Published Fri, Jun 30, 2017 · 12:58 AM

[SEOUL] South Korea's industrial output barely gained in May after posting unexpected declines in April even as exports have been surging for more than half a year, which may undermine the central bank's view that growth this year will beat its 2.6 per cent forecast.

Industrial output gained 0.2 per cent in May from April on a seasonally adjusted basis, data from Statistics Korea showed on Friday, missing the 1.5 per cent rise expected by economists by a large margin.

In annual terms, factory output in May rose 0.1 per cent after a revised 1.8 per cent increase in the previous month.

"Exports are soaring, but sluggish domestic demand for consumer goods is dragging the overall factory output data,"said Lee Sang Jae, an economist at Eugene Investment and Securities.

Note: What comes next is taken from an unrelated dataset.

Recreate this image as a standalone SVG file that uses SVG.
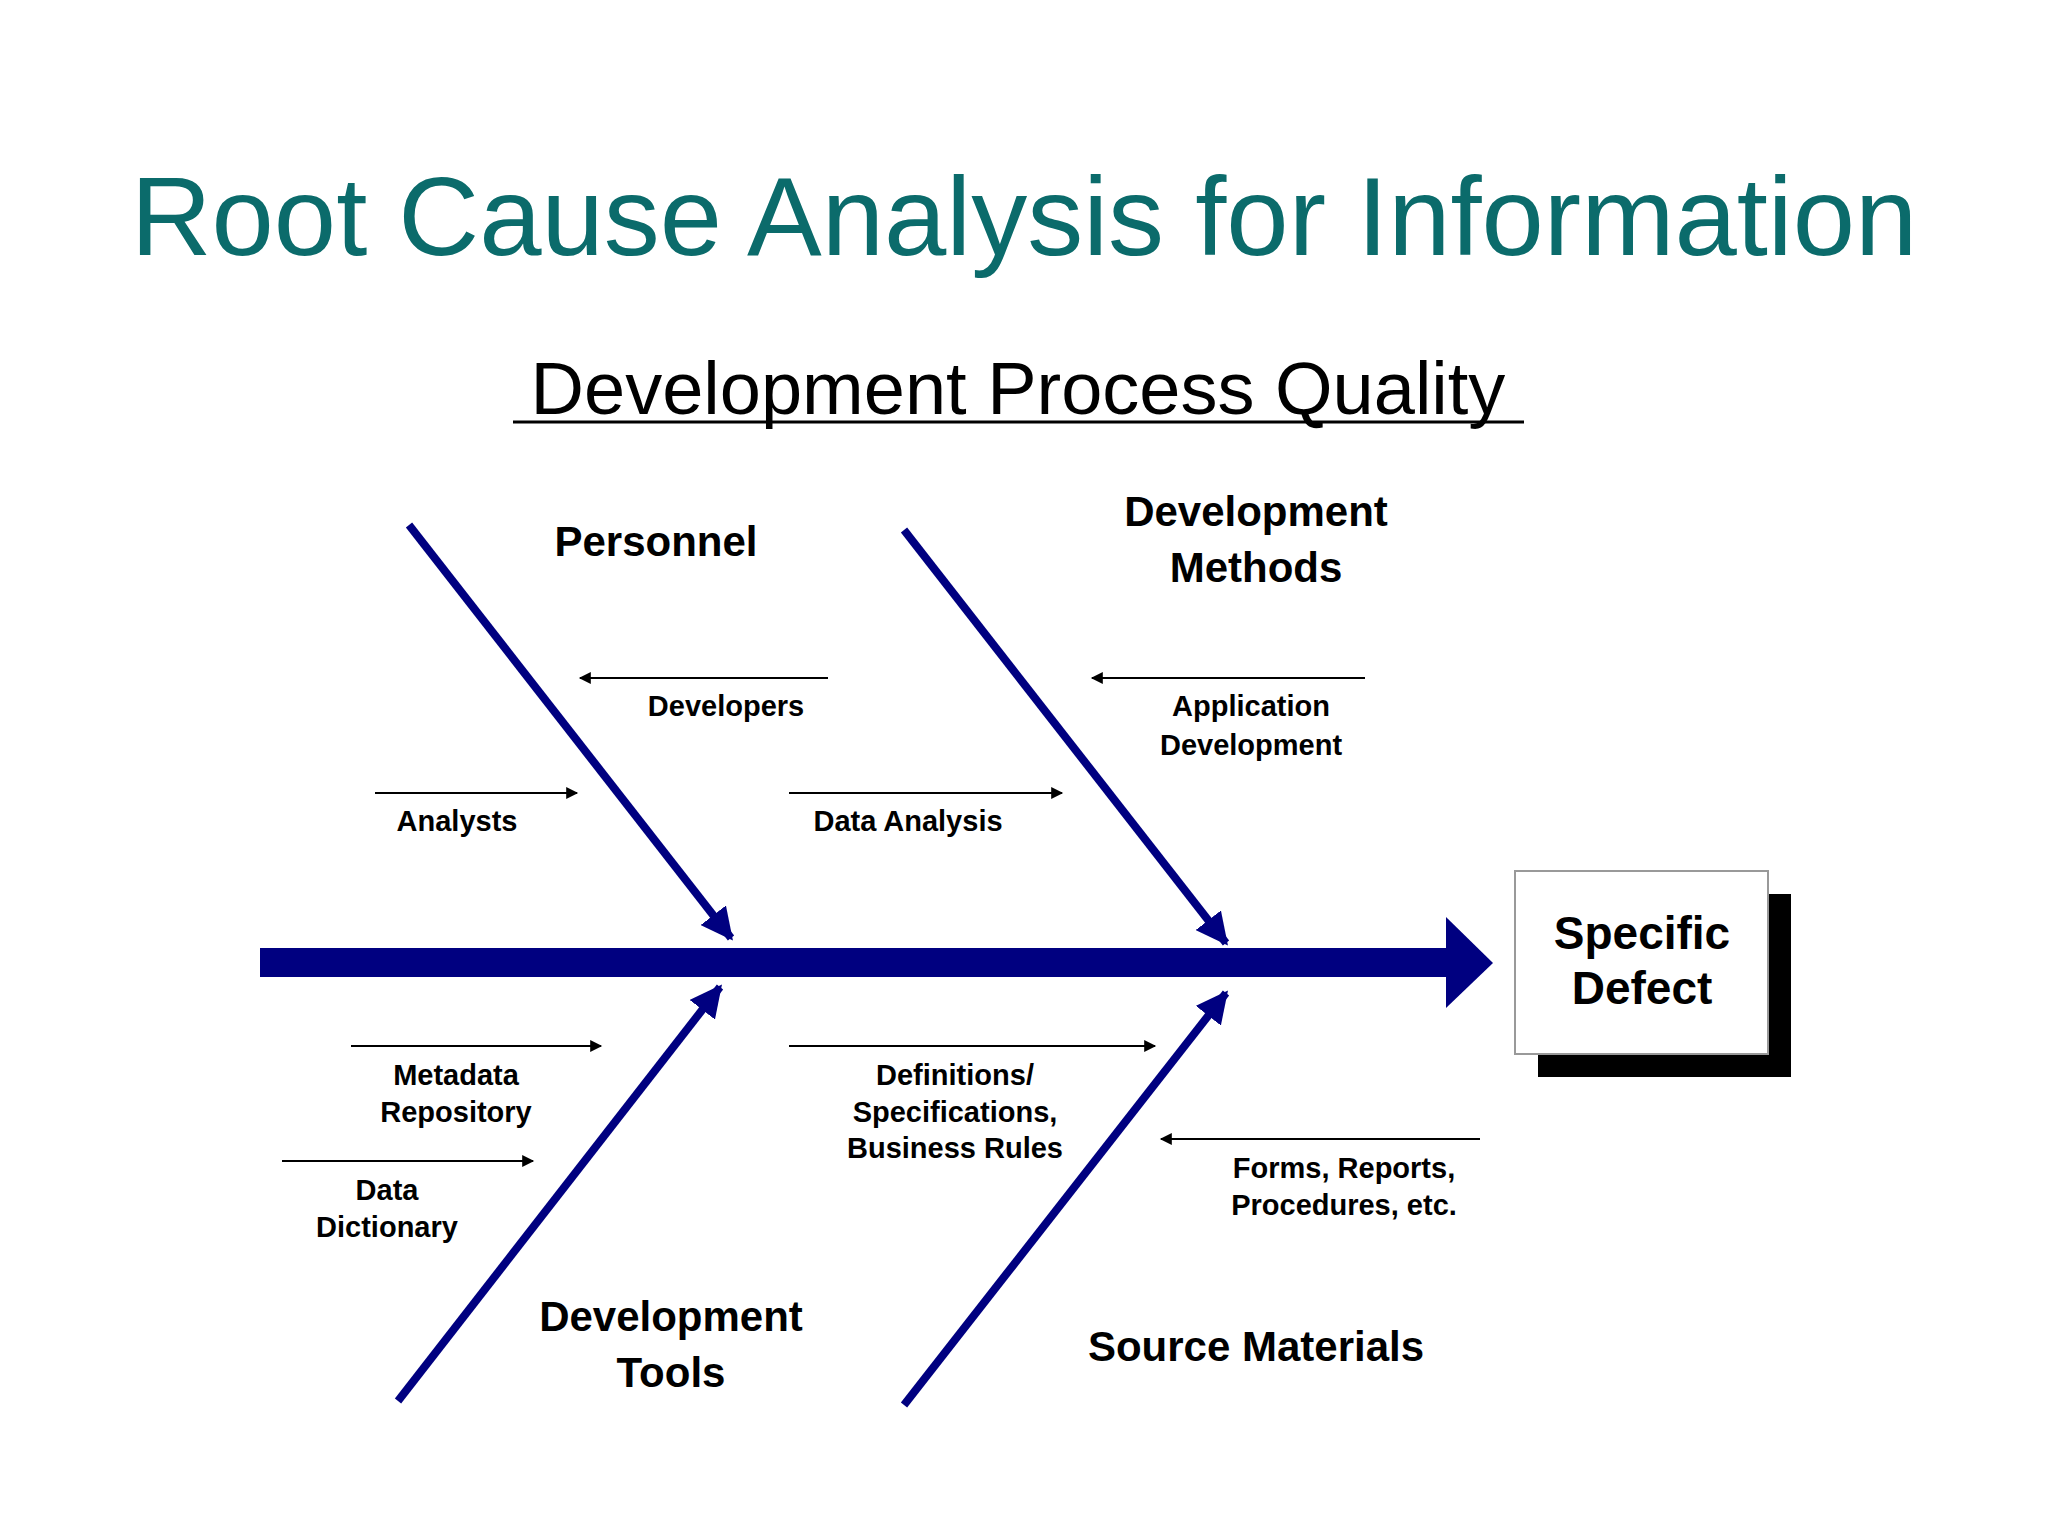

"Sentiment is improving, and more people expect recovery to strengthen in the coming months, but consumer spending is still weak. The lower average factory operation rate shows the recovery is weak,"Mr Lee said.

He added that while demand for consumer products including cars and home appliances seemed to be tepid, the IT sector was boosting exports.

With factory output and exports moving hand-in-hand of late, analysts expected production to grow along with export shipments which have risen for seven straight months through May this year.

The data adds an element of uncertainty for the Bank of Korea which plans in July to upgrade the economic growth outlook for this year from the current 2.6 per cent.

The average factory operation rate fell slightly to 71.4 per cent in May from 71.9 per cent in April, in a sign of weakening demand.

Production of communication devices dropped 18.2 per cent from a month earlier, while output of cars declined 1.9 per cent, the report showed.

Output of semiconductors and electronic components, however, surged 9.1 per cent and 4.7 per cent, indicating divergent growth among sectors.

In another sign of patchy domestic demand, service sector output declined for the first time in seven months, falling 0.3 per cent from April in seasonally adjusted terms.

But despite May's falls in output, consumer sentiment hit a six and a half-year high in June.

"Many of sub-indices in Friday's report declined, but it's difficult to interpret this as the coming of a downturn in the economy, as there was some base effect as well," an official from the statistics agency said.